= Set task =
Your task is to transcribe, without alteration, the lines from the top of the material below through the line bearing "const fmt = v", inclusive.

= Source excerpt =
____________________

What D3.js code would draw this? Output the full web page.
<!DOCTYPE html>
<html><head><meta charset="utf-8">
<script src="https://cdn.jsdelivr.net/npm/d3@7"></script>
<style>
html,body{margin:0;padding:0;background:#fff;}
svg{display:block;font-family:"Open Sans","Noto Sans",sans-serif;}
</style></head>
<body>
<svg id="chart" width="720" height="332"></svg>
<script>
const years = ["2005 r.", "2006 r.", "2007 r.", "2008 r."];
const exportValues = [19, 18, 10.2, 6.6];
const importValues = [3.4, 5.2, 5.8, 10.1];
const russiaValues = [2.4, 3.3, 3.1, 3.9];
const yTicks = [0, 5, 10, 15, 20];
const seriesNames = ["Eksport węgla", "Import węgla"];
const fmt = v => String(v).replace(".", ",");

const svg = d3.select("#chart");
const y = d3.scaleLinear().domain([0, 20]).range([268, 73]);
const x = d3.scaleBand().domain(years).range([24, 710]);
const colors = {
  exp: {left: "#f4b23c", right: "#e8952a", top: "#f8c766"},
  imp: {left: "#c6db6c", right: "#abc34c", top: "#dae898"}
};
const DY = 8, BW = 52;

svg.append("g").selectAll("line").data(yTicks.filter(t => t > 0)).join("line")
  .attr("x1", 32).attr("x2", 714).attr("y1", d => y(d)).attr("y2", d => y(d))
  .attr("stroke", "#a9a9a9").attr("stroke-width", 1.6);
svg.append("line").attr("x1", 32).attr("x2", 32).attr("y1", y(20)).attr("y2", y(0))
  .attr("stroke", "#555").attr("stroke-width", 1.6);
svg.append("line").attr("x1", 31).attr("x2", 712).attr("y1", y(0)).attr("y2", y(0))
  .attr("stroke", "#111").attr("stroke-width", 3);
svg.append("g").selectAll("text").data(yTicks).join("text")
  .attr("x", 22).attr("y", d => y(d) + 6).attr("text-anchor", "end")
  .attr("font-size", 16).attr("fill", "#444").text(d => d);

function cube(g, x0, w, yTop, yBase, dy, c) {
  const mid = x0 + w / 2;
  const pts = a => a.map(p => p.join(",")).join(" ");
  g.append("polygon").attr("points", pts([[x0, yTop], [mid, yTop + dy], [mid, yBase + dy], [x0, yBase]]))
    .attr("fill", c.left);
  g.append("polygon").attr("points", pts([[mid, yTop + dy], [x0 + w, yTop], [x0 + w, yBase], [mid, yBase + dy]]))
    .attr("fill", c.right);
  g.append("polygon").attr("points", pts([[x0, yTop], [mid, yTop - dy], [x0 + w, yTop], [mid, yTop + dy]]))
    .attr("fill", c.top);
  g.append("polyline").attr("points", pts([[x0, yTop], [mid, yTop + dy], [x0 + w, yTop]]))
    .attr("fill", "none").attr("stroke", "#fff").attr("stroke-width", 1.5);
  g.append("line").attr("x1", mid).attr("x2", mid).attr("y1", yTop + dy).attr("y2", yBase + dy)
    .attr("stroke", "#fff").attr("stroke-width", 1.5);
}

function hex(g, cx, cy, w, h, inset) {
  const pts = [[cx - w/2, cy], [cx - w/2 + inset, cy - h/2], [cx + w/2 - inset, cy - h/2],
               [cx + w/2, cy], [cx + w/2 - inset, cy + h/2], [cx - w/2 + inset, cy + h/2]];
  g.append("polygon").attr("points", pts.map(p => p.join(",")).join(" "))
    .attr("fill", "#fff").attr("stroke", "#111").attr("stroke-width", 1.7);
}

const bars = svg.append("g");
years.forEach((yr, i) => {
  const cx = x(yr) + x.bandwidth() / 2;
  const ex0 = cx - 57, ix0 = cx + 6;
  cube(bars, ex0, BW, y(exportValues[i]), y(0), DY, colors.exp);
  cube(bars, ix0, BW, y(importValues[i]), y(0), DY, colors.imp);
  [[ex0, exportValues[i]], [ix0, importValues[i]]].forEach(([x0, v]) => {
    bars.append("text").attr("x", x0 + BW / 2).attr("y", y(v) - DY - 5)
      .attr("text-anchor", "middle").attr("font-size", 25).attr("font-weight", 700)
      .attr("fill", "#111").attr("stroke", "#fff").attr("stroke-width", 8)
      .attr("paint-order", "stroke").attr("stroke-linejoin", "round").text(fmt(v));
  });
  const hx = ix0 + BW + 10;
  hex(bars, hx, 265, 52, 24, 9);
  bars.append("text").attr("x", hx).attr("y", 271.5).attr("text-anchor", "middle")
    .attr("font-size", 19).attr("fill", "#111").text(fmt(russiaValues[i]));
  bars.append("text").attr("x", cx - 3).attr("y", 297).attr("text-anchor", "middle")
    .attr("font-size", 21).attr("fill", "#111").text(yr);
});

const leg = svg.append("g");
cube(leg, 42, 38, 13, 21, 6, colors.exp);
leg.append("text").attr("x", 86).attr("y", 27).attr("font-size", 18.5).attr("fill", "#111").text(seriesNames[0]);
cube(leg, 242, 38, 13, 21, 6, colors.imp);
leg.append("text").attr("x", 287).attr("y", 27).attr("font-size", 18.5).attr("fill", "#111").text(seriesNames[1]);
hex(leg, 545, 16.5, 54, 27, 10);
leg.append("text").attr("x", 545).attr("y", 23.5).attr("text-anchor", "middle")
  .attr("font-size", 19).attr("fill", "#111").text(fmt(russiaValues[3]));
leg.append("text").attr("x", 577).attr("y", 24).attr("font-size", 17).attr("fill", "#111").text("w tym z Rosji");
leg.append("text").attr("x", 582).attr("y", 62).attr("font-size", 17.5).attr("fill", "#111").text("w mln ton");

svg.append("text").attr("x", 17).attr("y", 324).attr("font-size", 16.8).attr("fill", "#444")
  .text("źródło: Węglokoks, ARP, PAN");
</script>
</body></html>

____________________

= Result of the exercise =
What D3.js code would draw this? Output the full web page.
<!DOCTYPE html>
<html><head><meta charset="utf-8">
<script src="https://cdn.jsdelivr.net/npm/d3@7"></script>
<style>
html,body{margin:0;padding:0;background:#fff;}
svg{display:block;font-family:"Open Sans","Noto Sans",sans-serif;}
</style></head>
<body>
<svg id="chart" width="720" height="332"></svg>
<script>
const years = ["2005 r.", "2006 r.", "2007 r.", "2008 r."];
const exportValues = [19, 18, 10.2, 6.6];
const importValues = [3.4, 5.2, 5.8, 10.1];
const russiaValues = [2.4, 3.3, 3.1, 3.9];
const yTicks = [0, 5, 10, 15, 20];
const seriesNames = ["Eksport węgla", "Import węgla"];
const fmt = v => String(v).replace(".", ",");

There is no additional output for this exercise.